I knew another church where the people were quiet even a little shy. But everyone who came felt loved. I don't know all the differences, but I know something crucial about this church. The pastor encouraged everyone to pray for visitors and everyone around them in the services. He used to say, “We want to be a church where people know they will be prayed for when they come here.” It should not surprise us that people were often heard to say they sensed the presence of God there.

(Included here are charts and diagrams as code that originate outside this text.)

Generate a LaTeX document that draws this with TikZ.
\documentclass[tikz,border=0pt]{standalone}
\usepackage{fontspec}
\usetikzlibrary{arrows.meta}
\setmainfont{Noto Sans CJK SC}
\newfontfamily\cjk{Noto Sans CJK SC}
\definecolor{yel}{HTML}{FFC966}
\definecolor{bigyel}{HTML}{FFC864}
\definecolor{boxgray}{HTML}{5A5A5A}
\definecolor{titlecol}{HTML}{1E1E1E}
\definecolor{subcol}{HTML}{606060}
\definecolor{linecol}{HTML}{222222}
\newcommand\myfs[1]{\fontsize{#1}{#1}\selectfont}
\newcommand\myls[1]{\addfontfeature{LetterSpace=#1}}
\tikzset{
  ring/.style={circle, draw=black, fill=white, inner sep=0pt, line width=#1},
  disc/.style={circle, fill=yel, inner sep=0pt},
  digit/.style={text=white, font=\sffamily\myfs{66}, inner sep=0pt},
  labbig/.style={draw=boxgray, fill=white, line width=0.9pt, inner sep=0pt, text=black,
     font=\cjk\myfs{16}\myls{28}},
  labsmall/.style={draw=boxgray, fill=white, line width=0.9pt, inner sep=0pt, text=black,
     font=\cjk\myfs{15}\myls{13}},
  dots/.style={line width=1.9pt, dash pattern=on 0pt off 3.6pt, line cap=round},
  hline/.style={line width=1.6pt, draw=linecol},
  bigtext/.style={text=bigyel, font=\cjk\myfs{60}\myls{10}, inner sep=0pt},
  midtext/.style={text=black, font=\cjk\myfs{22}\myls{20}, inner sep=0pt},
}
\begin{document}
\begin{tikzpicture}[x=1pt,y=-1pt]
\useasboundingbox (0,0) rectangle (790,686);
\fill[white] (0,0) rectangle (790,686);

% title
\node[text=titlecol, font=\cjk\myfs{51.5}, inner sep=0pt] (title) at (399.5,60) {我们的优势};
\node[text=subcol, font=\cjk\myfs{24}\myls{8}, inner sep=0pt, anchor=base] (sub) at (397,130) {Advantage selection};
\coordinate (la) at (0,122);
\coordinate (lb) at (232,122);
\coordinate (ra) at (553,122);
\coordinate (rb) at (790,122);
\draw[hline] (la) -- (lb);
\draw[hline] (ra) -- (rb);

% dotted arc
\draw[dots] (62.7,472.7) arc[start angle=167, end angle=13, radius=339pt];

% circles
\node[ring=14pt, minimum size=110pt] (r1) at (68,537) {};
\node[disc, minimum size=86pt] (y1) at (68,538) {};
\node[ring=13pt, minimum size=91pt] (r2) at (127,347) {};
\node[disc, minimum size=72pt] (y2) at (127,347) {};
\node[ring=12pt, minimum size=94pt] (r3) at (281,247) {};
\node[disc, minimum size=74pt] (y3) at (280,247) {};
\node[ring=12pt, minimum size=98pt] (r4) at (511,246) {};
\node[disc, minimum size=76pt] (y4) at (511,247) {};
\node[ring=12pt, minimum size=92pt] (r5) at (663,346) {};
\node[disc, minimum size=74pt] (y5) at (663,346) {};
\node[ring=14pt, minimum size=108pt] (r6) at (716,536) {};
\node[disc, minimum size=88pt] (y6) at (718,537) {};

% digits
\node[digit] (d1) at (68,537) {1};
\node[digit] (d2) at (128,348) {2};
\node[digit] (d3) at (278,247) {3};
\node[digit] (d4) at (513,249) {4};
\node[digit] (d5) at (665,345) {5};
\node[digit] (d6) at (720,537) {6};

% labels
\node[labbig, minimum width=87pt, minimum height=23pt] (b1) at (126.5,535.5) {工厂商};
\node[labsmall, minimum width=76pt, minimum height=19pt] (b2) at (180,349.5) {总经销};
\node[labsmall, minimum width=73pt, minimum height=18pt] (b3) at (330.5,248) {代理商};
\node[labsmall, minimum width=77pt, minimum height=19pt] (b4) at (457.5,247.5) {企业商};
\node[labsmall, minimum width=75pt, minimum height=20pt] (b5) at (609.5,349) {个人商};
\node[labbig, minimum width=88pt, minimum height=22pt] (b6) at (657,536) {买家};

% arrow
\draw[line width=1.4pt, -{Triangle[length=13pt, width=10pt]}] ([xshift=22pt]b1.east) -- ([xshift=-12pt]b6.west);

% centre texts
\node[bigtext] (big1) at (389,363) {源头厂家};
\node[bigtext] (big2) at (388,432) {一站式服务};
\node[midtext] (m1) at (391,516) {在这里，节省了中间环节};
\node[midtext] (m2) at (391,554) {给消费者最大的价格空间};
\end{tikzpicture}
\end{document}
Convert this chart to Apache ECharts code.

This is an important part of a church being or becoming a house of prayer. This can be done informally and quietly. I believe it should also be done formally and openly. I love welcome tables in the vestibule of a church. I believe someone working in a welcome center should ask guests entering a church how they would like someone to pray for them. You can pray briefly with many of those coming. At least write that request down and pray silently for God to meet that person's need. Possibly share it with the deacons or a prayer team.

Tuesday, October 3, 2017


Last week I wrote about uniting in a tapestry of prayer focusing on the prayer meeting in Acts 4. Among the treasurer's that can be easily mined from that prayer meeting are some wonderful keys to unity in prayer. One of the most important is praise.
When Believers come together in prayer there is, or ought to be, a humility that welds our hearts together. We are broken, heartbroken, and forgiven. And that is certainly an underlying factor in the book of Acts and the whole Bible. However there is no specific reference to it in this prayer. You can, I suppose, sense it in the tone, but I do not believe it is in the words of this prayer.
The Holy Spirit also uses the opposition of the world to bind Believers together in prayer. This prayer is a prime example of that. Peter and John have just returned from the Sanhedrin having been beaten within an inch of their lives and warned never to speak the name of Jesus again in public. It is from this platform that this prayer burst forth from the hearts of the Believers. But while this was certainly a factor in their unity on that day, something else is primary as the people raise their voices together in prayer.
Note the words of this prayer beginning with verse 24.
“Sovereign Lord, you made the heavens and the earth and the sea, and everything in them.”
The primary words that bound the church miraculously together on that day we're a triumph of praise. The people were bound together by the greatness and majesty of God our Savior and our Lord Jesus Christ.
I was recently in a prayer meeting that began with praise. The first two three people praised God. The next man chafed at beginning with praise. He was upset over things he had seen on the news that morning. He said, “I live alone and I don't have anyone to talk to but my dog. I've got to share this grief, and we've got to pray about these things.” As he shared the unity of the prayer meeting was diluted. The primary focus of prayer needs be God. When we start with our heart aches, fears, or the trials we face, we focus on ourselves.
Focusing on the greatness of God strengthens our faith. Praising God together strenghthens one another’s faith. Then when we come to pray for heartaches, we face them in confidence in the greatness of our God to handle them. Praise brings us into a powerful unity of faith encouraging one another to trust in God.